Elsevier (Scopus) data 

Methodological note

Scopus is Elsevier’s expertly curated abstract and citation database, with over 75 million indexed records. The data used to construct OECD.AI visualisations includes scholarly articles, conference proceedings, reviews, book chapters and books from a subset of AI-related resources belonging to Elsevier. Elsevier publishes more than 500,000 articles annually in 2,500 journals. More than 600,000 AI scholarly publications are extracted from its archives using core AI keywords such as back-propagation neural network, genetics-based machine learning, cohen-grossberg neural networks, back-propagation algorithm, and neural networks learning. More details on the methodology used to identify AI publications are available in Chapter 1 of Elsevier’s “Artificial Intelligence: How knowledge is created, transferred, and used” report.
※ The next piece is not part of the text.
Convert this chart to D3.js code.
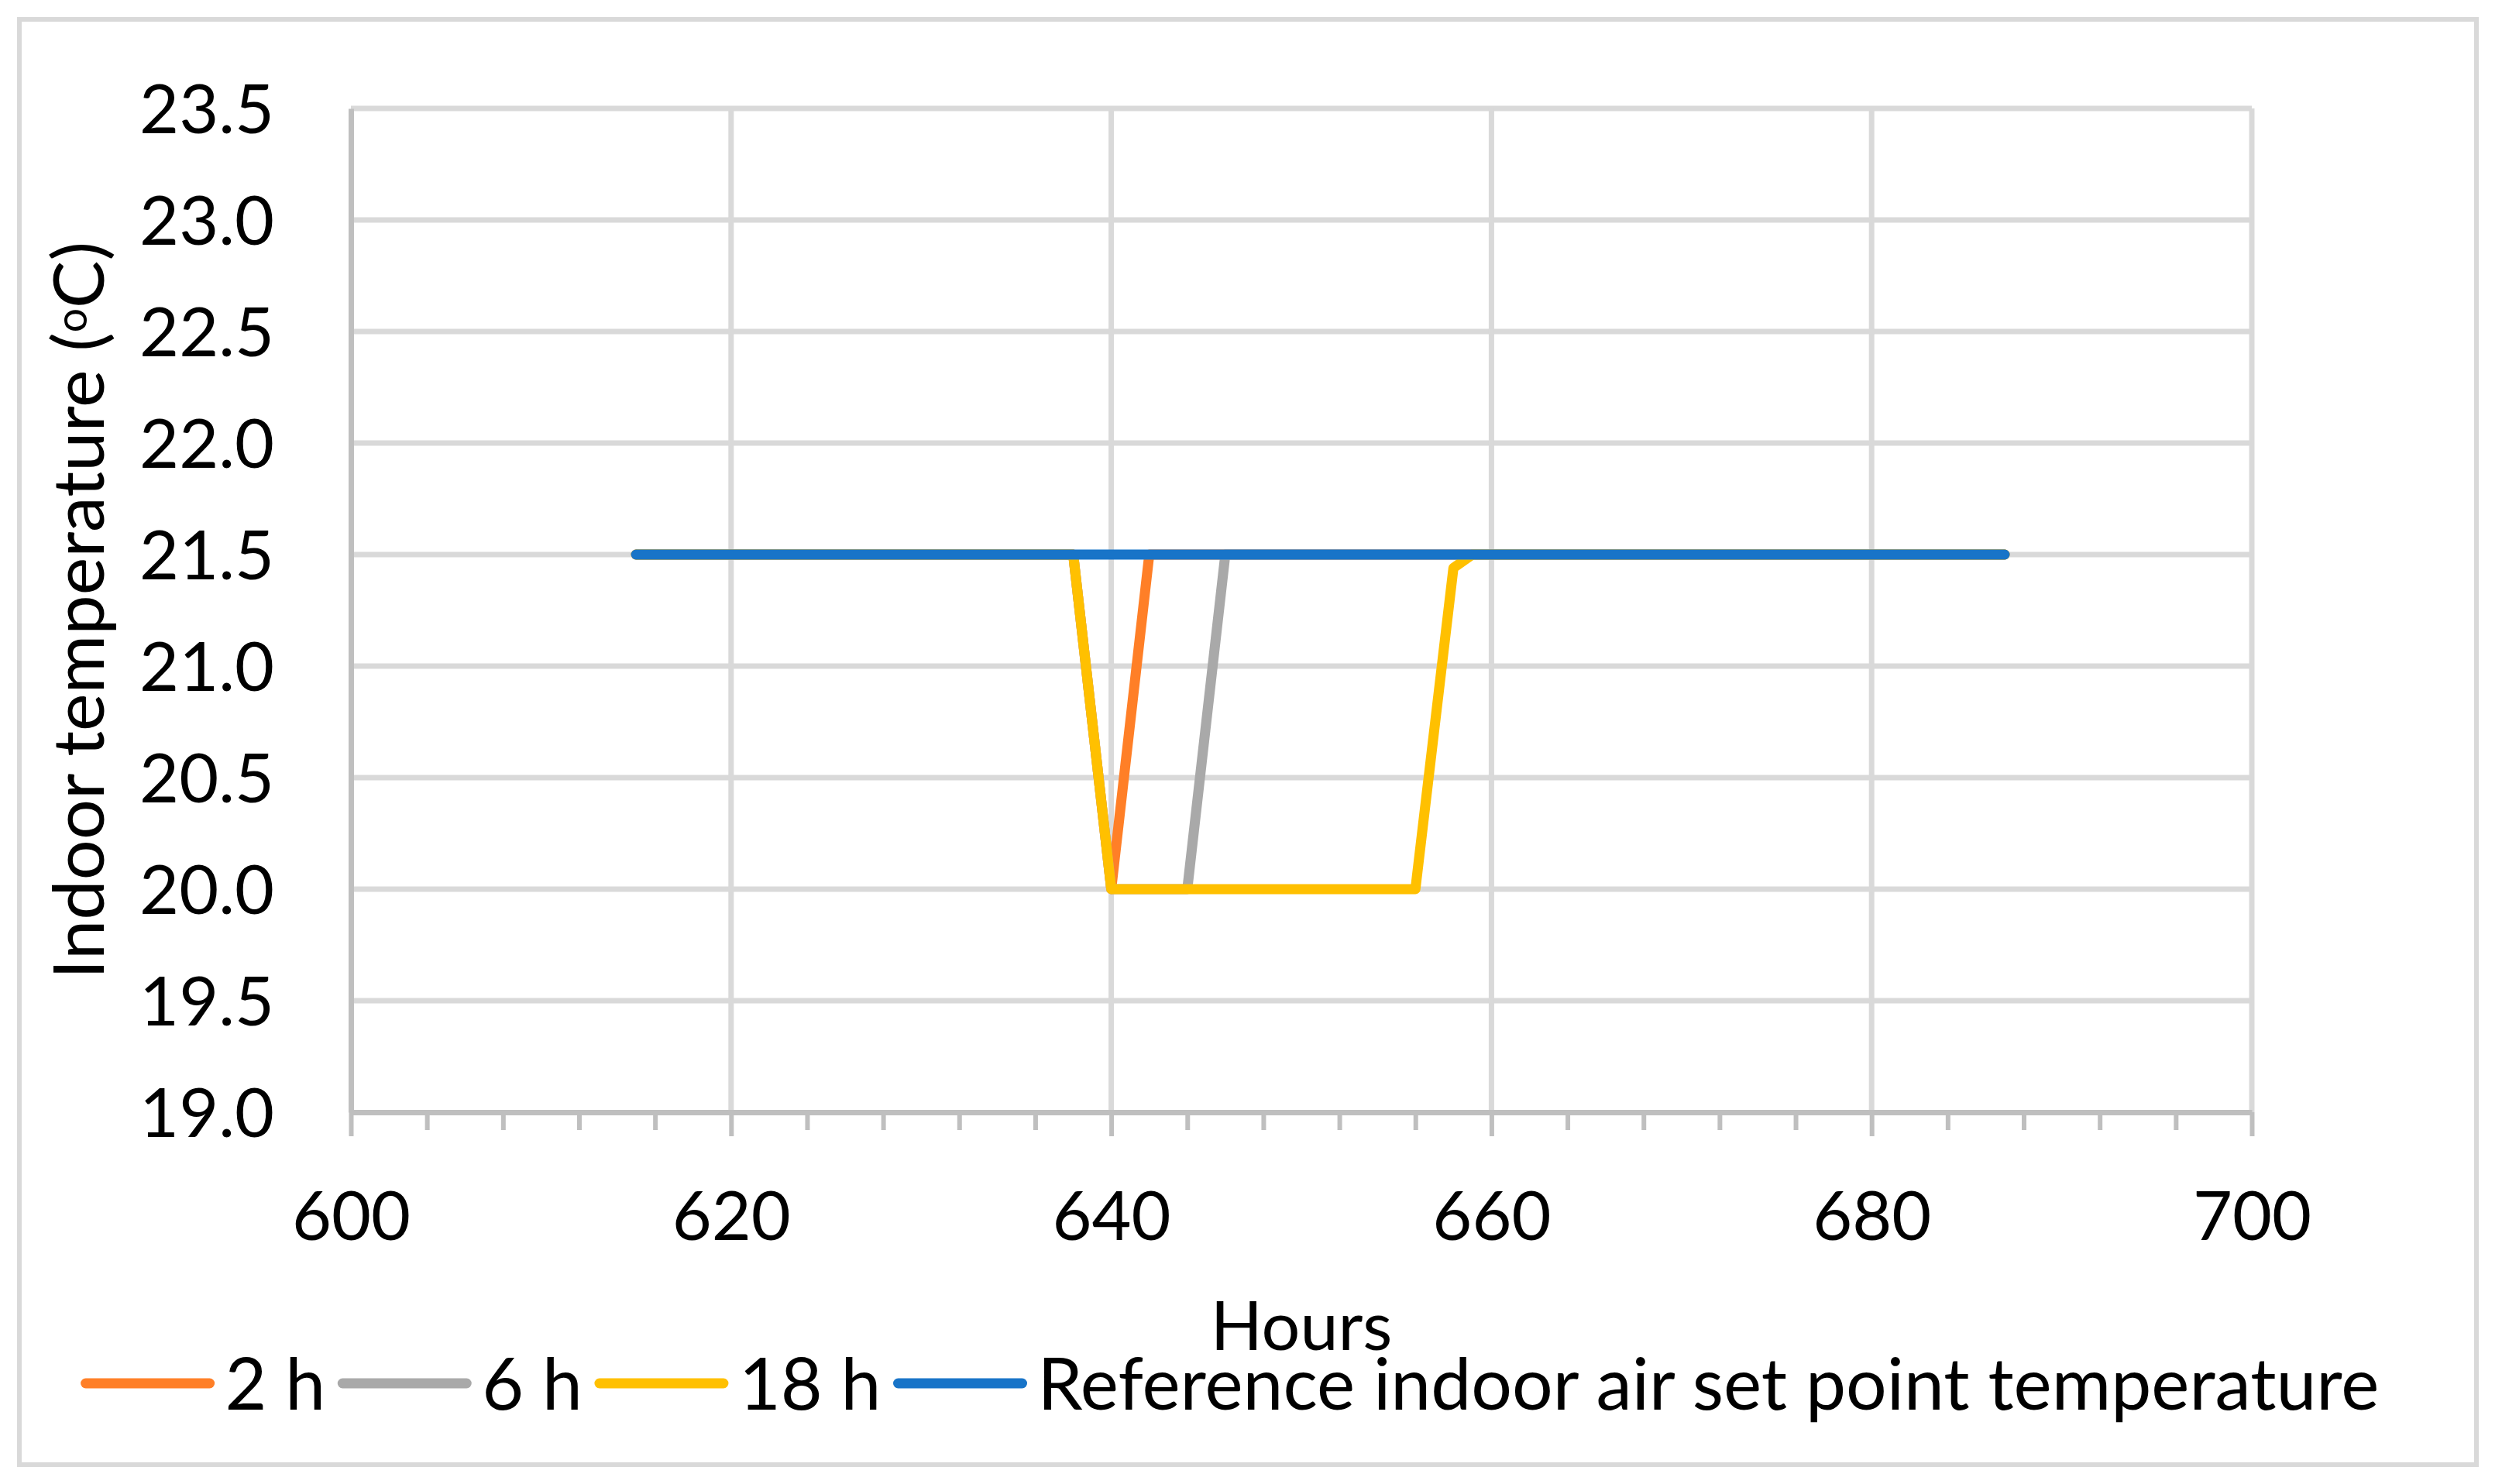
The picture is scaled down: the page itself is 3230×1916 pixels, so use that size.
<!DOCTYPE html>
<html>
<head>
<meta charset="utf-8">
<script src="https://cdn.jsdelivr.net/npm/d3@7"></script>
<style>
  body { margin: 0; background: #fff; }
  text { font-family: Lato, "Open Sans", sans-serif; fill: #000; }
</style>
</head>
<body>
<svg id="chart"></svg>
<script>
// values
const xTicks = [600, 620, 640, 660, 680, 700];
const xMinorTicks = [604, 608, 612, 616, 624, 628, 632, 636, 644, 648, 652, 656,
                     664, 668, 672, 676, 684, 688, 692, 696];
const yTicks = [19.0, 19.5, 20.0, 20.5, 21.0, 21.5, 22.0, 22.5, 23.0, 23.5];

const hours2h = [615, 638, 640, 642, 687];
const temp2h = [21.5, 21.5, 20.0, 21.5, 21.5];
const hours6h = [615, 638, 640, 644, 646, 687];
const temp6h = [21.5, 21.5, 20.0, 20.0, 21.5, 21.5];
const hours18h = [615, 638, 640, 656, 658, 659, 687];
const temp18h = [21.5, 21.5, 20.0, 20.0, 21.44, 21.5, 21.5];
const hoursRef = [615, 687];
const tempRef = [21.5, 21.5];

const seriesNames = ["2 h", "6 h", "18 h", "Reference indoor air set point temperature"];
const seriesColors = ["#ff7f27", "#a9a9a9", "#ffc000", "#1874c8"];

// set the dimensions and margins of the graph
const W = 3230, H = 1916;
const margin = {top: 140, right: 323, bottom: 480, left: 453},
    width = W - margin.left - margin.right,
    height = H - margin.top - margin.bottom;
const fontSize = 88, titleSize = 92, legendSize = 93;

const svg = d3.select("#chart")
    .attr("width", W)
    .attr("height", H);

// outer chart border
svg.append("rect")
    .attr("x", 25).attr("y", 25)
    .attr("width", 3172).attr("height", 1866)
    .attr("fill", "#fff")
    .attr("stroke", "#d9d9d9")
    .attr("stroke-width", 6);

const g = svg.append("g")
    .attr("transform", `translate(${margin.left}, ${margin.top})`);

const x = d3.scaleLinear().domain([600, 700]).range([0, width]);
const y = d3.scaleLinear().domain([19, 23.5]).range([height, 0]);

// gridlines
g.append("g")
  .selectAll("line")
  .data(yTicks.filter(d => d > 19))
  .enter().append("line")
    .attr("x1", 0).attr("x2", width)
    .attr("y1", d => y(d)).attr("y2", d => y(d))
    .attr("stroke", "#d9d9d9").attr("stroke-width", 7);
g.append("g")
  .selectAll("line")
  .data(xTicks.filter(d => d > 600))
  .enter().append("line")
    .attr("x1", d => x(d)).attr("x2", d => x(d))
    .attr("y1", 0).attr("y2", height)
    .attr("stroke", "#d9d9d9").attr("stroke-width", 7);

// X axis: minor ticks, then major ticks with labels
const xMinor = g.append("g")
    .attr("transform", `translate(0, ${height})`)
    .call(d3.axisBottom(x).tickValues(xMinorTicks).tickSize(23).tickFormat(""));
xMinor.select(".domain").remove();
xMinor.selectAll("line").attr("stroke", "#bfbfbf").attr("stroke-width", 6);

const xAxis = g.append("g")
    .attr("transform", `translate(0, ${height})`)
    .call(d3.axisBottom(x).tickValues(xTicks).tickSize(31).tickSizeOuter(0));
xAxis.select(".domain").attr("stroke", "#bfbfbf").attr("stroke-width", 7);
xAxis.selectAll("line").attr("stroke", "#bfbfbf").attr("stroke-width", 6);
xAxis.selectAll("text")
    .attr("y", 165).attr("dy", 0)
    .style("font-size", fontSize + "px")
    .style("font-family", "Lato, 'Open Sans', sans-serif")
    .attr("fill", "#000");

// Y axis
const yAxis = g.append("g")
    .call(d3.axisLeft(y).tickValues(yTicks).tickSize(0).tickPadding(99)
        .tickFormat(d3.format(".1f")));
yAxis.select(".domain").attr("stroke", "#bfbfbf").attr("stroke-width", 7);
yAxis.selectAll("text")
    .attr("dy", "0.36em")
    .style("font-size", fontSize + "px")
    .style("font-family", "Lato, 'Open Sans', sans-serif")
    .attr("fill", "#000");

// axis titles
g.append("text")
    .attr("x", width / 2)
    .attr("y", 1743 - margin.top)
    .attr("text-anchor", "middle")
    .style("font-size", fontSize + "px")
    .text("Hours");

const yTitle = svg.append("text")
    .attr("transform", `translate(134, ${margin.top + height / 2}) rotate(-90)`)
    .attr("text-anchor", "middle")
    .style("font-size", titleSize + "px");
yTitle.append("tspan").text("Indoor temperature (");
yTitle.append("tspan").attr("dy", "-0.4em").style("font-size", "0.6em").text("o");
yTitle.append("tspan").attr("dy", "0.24em").text("C)");

// lines
const series = [
  {hours: hours2h, temps: temp2h},
  {hours: hours6h, temps: temp6h},
  {hours: hours18h, temps: temp18h},
  {hours: hoursRef, temps: tempRef}
];
const line = d3.line()
    .x(d => x(d[0]))
    .y(d => y(d[1]));

series.forEach((s, i) => {
  g.append("path")
    .datum(d3.zip(s.hours, s.temps))
    .attr("fill", "none")
    .attr("stroke", seriesColors[i])
    .attr("stroke-width", 13)
    .attr("stroke-linejoin", "round")
    .attr("stroke-linecap", "round")
    .attr("d", line);
});

// legend
const legend = svg.append("g");
const lineLen = 160, gapText = 20, gapItem = 22, legendY = 1786;
let cursor = 0;
seriesNames.forEach((name, i) => {
  const item = legend.append("g");
  item.append("line")
    .attr("x1", cursor).attr("x2", cursor + lineLen)
    .attr("y1", legendY).attr("y2", legendY)
    .attr("stroke", seriesColors[i])
    .attr("stroke-width", 13)
    .attr("stroke-linecap", "round");
  const t = item.append("text")
    .attr("x", cursor + lineLen + gapText)
    .attr("y", legendY + 34)
    .style("font-size", legendSize + "px")
    .text(name);
  cursor += lineLen + gapText + t.node().getComputedTextLength() + gapItem;
});
cursor -= gapItem;
legend.attr("transform", `translate(${1591 - cursor / 2}, 0)`);
</script>
</body>
</html>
The visualisations on OECD.AI include data from 2010 onwards. Quarterly snapshots of the Scopus database are used to update the data. A “fractional count” indicator – one that assigns equal weights to each publication’s co-author – is provided to avoid double-counting of publications. In other words, a publication with three co-authors from different countries would be counted as 1/3 of a publication for each country.Elsevier uses NamSor’s API to infer an author’s gender from his or her name. The API provides a “Gender Probability Score”, which is the natural log of the ratio of probabilities – as determined by a Naïve-Bayes model – of the name receiving the classification of either “male” or “female”. The score is based on three data points: country of origin, first name and last name. Each author’s country of origin was estimated based on the country of affiliation listed on his or her first publications in Scopus. Only those authors for whom the algorithm returned a gender probability of 85% or higher were assigned a gender value. In the case of China, gender disambiguation methods were found to be more reliable when applied to author names written in Mandarin than to those same names transliterated using the Roman alphabet. The gender probability threshold was set at 70% to ensure a sufficient number of authors for analysis.